• [THE PROBLEM] Find the lines below that contain the string "this". Copy each one.

◆ ◆ ◆ ◆ ◆

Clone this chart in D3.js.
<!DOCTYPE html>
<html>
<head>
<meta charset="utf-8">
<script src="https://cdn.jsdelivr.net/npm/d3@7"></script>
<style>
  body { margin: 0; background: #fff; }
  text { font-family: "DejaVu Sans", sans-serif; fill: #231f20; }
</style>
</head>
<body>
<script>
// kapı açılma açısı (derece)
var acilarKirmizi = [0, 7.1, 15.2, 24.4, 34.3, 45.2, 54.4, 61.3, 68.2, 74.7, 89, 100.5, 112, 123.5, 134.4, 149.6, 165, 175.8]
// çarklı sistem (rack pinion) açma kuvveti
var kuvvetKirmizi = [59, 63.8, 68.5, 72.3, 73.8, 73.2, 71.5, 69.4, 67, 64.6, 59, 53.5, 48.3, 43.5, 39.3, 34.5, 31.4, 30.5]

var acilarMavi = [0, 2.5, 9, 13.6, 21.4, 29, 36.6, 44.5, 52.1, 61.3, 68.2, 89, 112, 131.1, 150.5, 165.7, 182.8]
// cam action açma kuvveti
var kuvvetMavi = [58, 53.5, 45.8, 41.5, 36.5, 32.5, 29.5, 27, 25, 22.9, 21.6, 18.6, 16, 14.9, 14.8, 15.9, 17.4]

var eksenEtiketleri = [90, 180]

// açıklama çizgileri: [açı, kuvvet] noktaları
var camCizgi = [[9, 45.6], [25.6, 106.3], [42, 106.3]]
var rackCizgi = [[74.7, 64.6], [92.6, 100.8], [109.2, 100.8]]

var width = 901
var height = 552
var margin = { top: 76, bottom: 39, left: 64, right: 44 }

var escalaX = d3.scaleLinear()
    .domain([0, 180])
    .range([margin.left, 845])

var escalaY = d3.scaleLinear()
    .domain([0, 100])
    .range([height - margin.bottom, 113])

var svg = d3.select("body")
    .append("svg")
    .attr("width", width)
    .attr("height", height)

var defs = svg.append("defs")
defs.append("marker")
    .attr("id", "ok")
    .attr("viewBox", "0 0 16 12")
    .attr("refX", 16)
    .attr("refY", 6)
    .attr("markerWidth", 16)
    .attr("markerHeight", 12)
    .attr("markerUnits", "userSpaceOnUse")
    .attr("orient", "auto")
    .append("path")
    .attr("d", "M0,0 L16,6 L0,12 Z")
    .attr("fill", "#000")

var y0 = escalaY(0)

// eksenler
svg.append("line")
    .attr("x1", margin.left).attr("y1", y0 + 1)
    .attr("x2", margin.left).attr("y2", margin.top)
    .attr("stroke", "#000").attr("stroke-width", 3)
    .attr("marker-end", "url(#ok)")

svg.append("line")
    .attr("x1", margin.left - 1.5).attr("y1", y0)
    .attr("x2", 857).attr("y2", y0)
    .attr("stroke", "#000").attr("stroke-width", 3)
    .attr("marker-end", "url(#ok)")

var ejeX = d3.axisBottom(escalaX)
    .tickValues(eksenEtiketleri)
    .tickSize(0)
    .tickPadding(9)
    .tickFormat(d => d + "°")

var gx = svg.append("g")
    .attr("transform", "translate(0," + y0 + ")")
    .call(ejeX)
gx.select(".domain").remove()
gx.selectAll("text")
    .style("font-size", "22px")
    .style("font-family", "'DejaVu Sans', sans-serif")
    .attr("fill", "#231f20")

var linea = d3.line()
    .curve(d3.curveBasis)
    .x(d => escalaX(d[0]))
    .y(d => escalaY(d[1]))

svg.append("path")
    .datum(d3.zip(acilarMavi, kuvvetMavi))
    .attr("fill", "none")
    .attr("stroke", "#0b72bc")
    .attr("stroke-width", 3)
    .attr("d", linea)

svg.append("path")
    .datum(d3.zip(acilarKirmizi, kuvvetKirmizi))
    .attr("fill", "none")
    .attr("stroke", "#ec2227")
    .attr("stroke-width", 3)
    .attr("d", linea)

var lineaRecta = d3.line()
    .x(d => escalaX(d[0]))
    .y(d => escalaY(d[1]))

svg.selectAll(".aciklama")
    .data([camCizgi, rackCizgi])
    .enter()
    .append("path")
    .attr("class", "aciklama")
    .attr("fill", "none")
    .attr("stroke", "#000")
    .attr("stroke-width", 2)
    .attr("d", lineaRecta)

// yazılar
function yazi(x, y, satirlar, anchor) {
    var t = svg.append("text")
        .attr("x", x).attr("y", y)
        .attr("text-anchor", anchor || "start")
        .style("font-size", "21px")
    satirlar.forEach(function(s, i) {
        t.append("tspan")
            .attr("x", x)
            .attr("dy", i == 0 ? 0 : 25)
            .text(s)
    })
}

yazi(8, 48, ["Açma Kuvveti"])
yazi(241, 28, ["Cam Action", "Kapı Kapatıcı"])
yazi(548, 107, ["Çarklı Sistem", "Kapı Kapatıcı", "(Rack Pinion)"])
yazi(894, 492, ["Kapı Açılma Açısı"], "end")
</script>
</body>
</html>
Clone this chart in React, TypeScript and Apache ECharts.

◆ ◆ ◆ ◆ ◆

• [WORKED ANSWER]
Clone this chart in D3.js.
Clone this chart in React, TypeScript and Apache ECharts.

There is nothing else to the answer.